We got to the park and it was pretty damn awesome. Rides, games, "fair" type food at reasonable prices, swag tents, and sound stages. Street performers wandered around, and despite the volume of people, I don't remember seeing even one uniformed police officer. On top of that, I didn't see any altercations. The entire weekend was peaceful and pretty much douche bag free! That was welcome, because any time I go to see music in Louisville, there is always a contingency of douche bags that are not there for the music, but to be seen and to generally engage in douchebaggery. I guess people took the words on the bottom of the Riot Fest poster seriously.

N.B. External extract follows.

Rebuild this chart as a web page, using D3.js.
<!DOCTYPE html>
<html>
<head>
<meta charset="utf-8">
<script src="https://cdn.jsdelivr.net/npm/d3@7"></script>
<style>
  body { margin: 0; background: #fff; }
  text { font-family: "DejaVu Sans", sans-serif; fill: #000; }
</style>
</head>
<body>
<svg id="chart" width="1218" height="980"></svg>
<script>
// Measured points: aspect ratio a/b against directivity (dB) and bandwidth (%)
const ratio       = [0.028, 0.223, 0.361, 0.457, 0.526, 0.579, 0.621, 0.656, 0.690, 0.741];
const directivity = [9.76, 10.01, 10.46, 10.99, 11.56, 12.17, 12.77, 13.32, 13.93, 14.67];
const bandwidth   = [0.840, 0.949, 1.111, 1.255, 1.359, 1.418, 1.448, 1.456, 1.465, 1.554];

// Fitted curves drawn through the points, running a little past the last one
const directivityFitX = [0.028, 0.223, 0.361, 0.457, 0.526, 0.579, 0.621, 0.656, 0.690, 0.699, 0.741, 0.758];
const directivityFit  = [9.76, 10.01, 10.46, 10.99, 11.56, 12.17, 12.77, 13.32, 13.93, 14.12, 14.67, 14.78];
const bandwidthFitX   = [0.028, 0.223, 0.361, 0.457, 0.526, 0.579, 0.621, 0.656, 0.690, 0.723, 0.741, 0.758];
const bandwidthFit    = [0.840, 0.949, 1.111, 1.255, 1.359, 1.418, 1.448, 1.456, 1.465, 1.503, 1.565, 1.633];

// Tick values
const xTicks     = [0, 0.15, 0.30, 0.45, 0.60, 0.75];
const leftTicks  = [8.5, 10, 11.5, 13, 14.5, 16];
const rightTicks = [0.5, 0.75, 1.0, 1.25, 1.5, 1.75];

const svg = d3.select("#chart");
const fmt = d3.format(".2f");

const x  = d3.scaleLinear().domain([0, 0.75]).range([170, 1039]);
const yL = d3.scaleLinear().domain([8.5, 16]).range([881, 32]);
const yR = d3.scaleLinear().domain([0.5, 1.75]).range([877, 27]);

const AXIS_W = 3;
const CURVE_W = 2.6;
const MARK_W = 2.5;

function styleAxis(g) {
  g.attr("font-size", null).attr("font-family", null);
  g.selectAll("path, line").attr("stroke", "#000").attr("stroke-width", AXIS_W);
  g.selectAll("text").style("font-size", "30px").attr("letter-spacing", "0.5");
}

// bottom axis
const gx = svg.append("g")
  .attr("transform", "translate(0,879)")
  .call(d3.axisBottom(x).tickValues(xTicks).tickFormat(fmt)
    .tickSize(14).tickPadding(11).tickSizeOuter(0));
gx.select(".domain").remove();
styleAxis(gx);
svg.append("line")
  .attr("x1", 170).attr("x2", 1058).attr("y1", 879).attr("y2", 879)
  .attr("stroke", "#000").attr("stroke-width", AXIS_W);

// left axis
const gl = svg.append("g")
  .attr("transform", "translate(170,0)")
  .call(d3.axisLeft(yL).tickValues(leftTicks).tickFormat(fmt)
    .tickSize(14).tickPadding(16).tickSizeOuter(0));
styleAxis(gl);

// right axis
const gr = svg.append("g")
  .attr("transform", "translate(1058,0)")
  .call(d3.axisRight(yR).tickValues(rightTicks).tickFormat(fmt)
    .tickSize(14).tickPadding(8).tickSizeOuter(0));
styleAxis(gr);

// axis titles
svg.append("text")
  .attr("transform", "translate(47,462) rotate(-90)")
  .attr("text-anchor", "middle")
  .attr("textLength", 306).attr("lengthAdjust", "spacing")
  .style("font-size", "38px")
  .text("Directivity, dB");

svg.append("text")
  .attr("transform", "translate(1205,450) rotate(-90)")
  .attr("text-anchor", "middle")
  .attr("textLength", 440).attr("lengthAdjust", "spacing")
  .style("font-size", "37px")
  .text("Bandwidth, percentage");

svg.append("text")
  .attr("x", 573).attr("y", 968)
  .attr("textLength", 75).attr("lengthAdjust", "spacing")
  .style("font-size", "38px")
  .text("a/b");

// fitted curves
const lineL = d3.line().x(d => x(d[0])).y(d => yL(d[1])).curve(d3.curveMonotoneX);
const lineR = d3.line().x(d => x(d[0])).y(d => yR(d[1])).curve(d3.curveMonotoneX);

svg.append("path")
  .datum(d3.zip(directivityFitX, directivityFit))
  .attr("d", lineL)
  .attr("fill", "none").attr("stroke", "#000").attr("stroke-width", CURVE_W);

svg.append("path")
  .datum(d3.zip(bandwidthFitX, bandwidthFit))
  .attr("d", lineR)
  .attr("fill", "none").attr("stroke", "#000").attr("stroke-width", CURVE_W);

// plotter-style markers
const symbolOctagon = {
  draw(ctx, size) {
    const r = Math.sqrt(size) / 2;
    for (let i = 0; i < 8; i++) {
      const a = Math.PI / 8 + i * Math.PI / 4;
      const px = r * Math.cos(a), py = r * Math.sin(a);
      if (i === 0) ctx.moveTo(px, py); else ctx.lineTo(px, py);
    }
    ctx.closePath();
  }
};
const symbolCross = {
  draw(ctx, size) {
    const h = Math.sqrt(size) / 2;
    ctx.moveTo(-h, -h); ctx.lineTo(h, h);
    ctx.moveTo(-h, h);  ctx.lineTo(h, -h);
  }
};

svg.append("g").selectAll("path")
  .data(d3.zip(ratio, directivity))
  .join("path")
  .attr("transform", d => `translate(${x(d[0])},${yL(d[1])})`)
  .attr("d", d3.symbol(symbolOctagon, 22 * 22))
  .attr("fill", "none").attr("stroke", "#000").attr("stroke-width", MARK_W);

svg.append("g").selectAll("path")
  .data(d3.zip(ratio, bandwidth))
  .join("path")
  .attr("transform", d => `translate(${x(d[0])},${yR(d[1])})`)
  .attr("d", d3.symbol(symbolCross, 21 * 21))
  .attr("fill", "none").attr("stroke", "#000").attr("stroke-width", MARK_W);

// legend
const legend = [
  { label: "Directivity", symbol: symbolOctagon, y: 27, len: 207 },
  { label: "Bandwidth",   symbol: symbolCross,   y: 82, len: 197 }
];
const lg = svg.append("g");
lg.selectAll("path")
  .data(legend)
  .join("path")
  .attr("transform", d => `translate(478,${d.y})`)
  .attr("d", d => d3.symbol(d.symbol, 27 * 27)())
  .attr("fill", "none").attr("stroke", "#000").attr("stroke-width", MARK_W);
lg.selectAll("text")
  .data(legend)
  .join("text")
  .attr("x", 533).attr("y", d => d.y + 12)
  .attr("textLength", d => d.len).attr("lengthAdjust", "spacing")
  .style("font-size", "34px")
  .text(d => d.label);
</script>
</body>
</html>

After the music ended on Friday night, we knew damn sure we didn't want to take the 2 + mile trek back the way we came. So, we saw a dude with a rickshaw bike and we caught a $20 ride to the train station. We went through a pretty rough neighborhood, almost like something out of a movie. It made me appreciate that I was removed from the poverty and hopelessness that seemed to prevail. Took the train back and I have to make this observation; does anyone on a public transportation train have a good time? Having to spend nearly 45 minutes on a that train made me feel like I wanted it to jump the rails and slam into a pillar. 

The next day we drove.....or rather, Chris drove. I thought we were going to be a couple of miles from the park and just catch a cab. We found a parking garage and then found a bus that we could take to the park. Little did I know we were about 8 or 10 miles from the park and that distance of a ride on a bus in a city that averages 8 stop lights every 100 yards made for a  LONG trip. It was about an hour getting to our destination and if I thought the train was ripe with depression, the bus was worse. Stare at the floor, at the ceiling, read the advertisements, look out the window at traffic, check your phone for a message that isn't coming. Wash, rinse, repeat....about 10 times. 

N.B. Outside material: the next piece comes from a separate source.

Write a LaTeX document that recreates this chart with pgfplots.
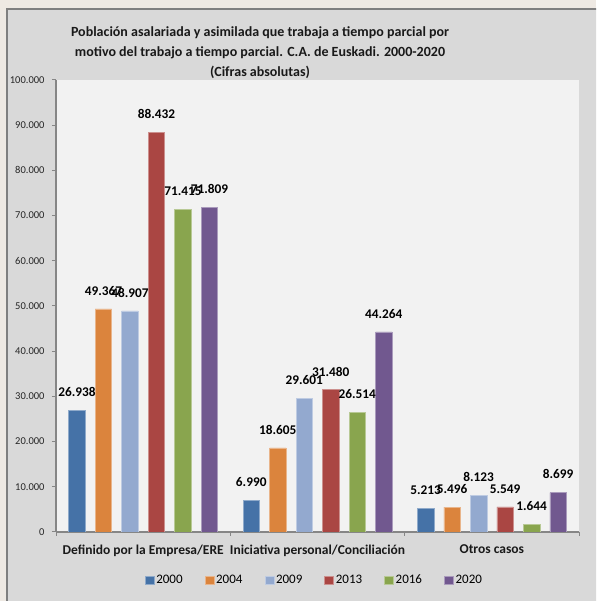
\documentclass[border=0pt]{standalone}
\usepackage{pgfplots}
\pgfplotsset{compat=1.18}
\usepackage{fontspec}
\setmainfont{Carlito}

\definecolor{beige}{HTML}{EEE9E3}
\definecolor{chartgray}{HTML}{D9D9D9}
\definecolor{plotgray}{HTML}{F2F2F2}
\definecolor{framegray}{HTML}{7F7F7F}
\definecolor{axgray}{HTML}{868686}
\definecolor{cA}{HTML}{4572A7}
\definecolor{cB}{HTML}{DB843D}
\definecolor{cC}{HTML}{93A9CF}
\definecolor{cD}{HTML}{AA4643}
\definecolor{cE}{HTML}{89A54E}
\definecolor{cF}{HTML}{71588F}

\begin{document}
\begin{tikzpicture}[x=1pt,y=1pt]
\fill[beige] (0,0) rectangle (596,601);
\begin{scope}
  \clip (0,0) rectangle (596,601);
  \draw[framegray, line width=2pt, fill=chartgray] (7,-10) rectangle (610,592);
\end{scope}
\path[use as bounding box] (0,0) rectangle (596,601);

% title
\node[align=center, font=\fontsize{14}{20}\selectfont\bfseries, text=black!90]
  at (260,548) {Población asalariada y asimilada que trabaja a tiempo parcial por\\
  motivo del trabajo a tiempo parcial. C.A. de Euskadi. 2000-2020\\(Cifras absolutas)};

\begin{axis}[
  at={(56pt,69pt)}, anchor=south west,
  scale only axis, width=523pt, height=452pt,
  ybar=10pt, bar width=16.5pt,
  xmin=-0.5, xmax=2.5, ymin=0, ymax=100000,
  axis background/.style={fill=plotgray},
  axis x line*=bottom, axis y line*=left,
  axis line style={-, axgray, line width=1.3pt},
  tick align=outside, major tick length=4pt,
  tick style={axgray, line width=1pt},
  xtick={-0.5,0.5,1.5,2.5}, xticklabels={},
  extra x ticks={0,1,2},
  extra x tick labels={Definido por la Empresa/ERE, Iniciativa personal/Conciliación, Otros casos},
  extra x tick style={major tick length=0pt,
    tick label style={font=\fontsize{13.5}{15}\selectfont\bfseries, text=black!90, yshift=-9pt}},
  ytick={0,10000,...,100000},
  scaled y ticks=false,
  yticklabel style={font=\fontsize{10.5}{13}\selectfont, text=black!85, xshift=-4pt},
  /pgf/number format/.cd, fixed, precision=0, 1000 sep={.}, assume math mode=true,
  /pgfplots/.cd,
  nodes near coords={\pgfmathprintnumber[fixed,precision=0,1000 sep={.}]{\pgfplotspointmeta}},
  nodes near coords style={font=\fontsize{13.3}{15}\selectfont\bfseries, text=black, anchor=south, yshift=10pt},
  legend columns=6,
  legend style={at={(0.494,-0.106)}, anchor=center, draw=none, fill=none,
    font=\fontsize{13}{15}\selectfont,
    /tikz/every even column/.append style={column sep=20pt}},
  legend image code/.code={\fill[#1] (0pt,-4pt) rectangle (9pt,4pt);},
]
\addplot[fill=cA, draw=cA!60!white, line width=0.5pt] coordinates {(0,26938) (1,6990) (2,5213)};
\addplot[fill=cB, draw=cB!60!white, line width=0.5pt] coordinates {(0,49367) (1,18605) (2,5496)};
\addplot[fill=cC, draw=cC!60!white, line width=0.5pt] coordinates {(0,48907) (1,29601) (2,8123)};
\addplot[fill=cD, draw=cD!60!white, line width=0.5pt] coordinates {(0,88432) (1,31480) (2,5549)};
\addplot[fill=cE, draw=cE!60!white, line width=0.5pt] coordinates {(0,71415) (1,26514) (2,1644)};
\addplot[fill=cF, draw=cF!60!white, line width=0.5pt] coordinates {(0,71809) (1,44264) (2,8699)};
\legend{2000,2004,2009,2013,2016,2020}
\end{axis}
\end{tikzpicture}
\end{document}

All was right when he hit the park though! Great music, great food, and what seemed to be to me about 50,000 people! Once again, no trouble, just people of all ages (from babies to those in their golden years) listening to music and sharing laughs. After we had exhausted ourselves, we took a cab back to the car. The dude that picked us up assured us that Chicago was easy to learn, but this Serbian immigrant pulled a fast one on us. He went up and down side streets, got lost and even went all the way into a dead end. Which is where Chris thought our lives would probably end. Finally, he got us to our destination. We got our asses back to the hotel, hit the peace pipe and watched some Larry David. 

On Sunday, the day that I had been waiting on for most of my adult life, Chicago saw rain falling all day long. We decided to stay at the hotel until closer to "Replacements" time. We decided to try to place ourselves close to the park. We went to Humboldt and for about 30 of so minutes of riding around we thought we were screwed and would have to head miles away and take a cab. As we were leaving there was a dude just standing in an orange vest and Chris pulled up and asked if he knew where there was any parking. Well, it turned out he had one spot left. It was right across from the park. Incredible. $20....right there at the park, when it seemed there was no parking at all. It simply reaffirmed my faith that there isn't a god. If there was, the chances that Chris and I would have gotten that spot would be just about zero, especially after seeing GWAR and laughing our asses off through that performance. And that is for another blog. 

Yeah, I know....not much substance. Just felt like writing. My next effort will focus on the music and how I felt about seeing The Replacements....finally.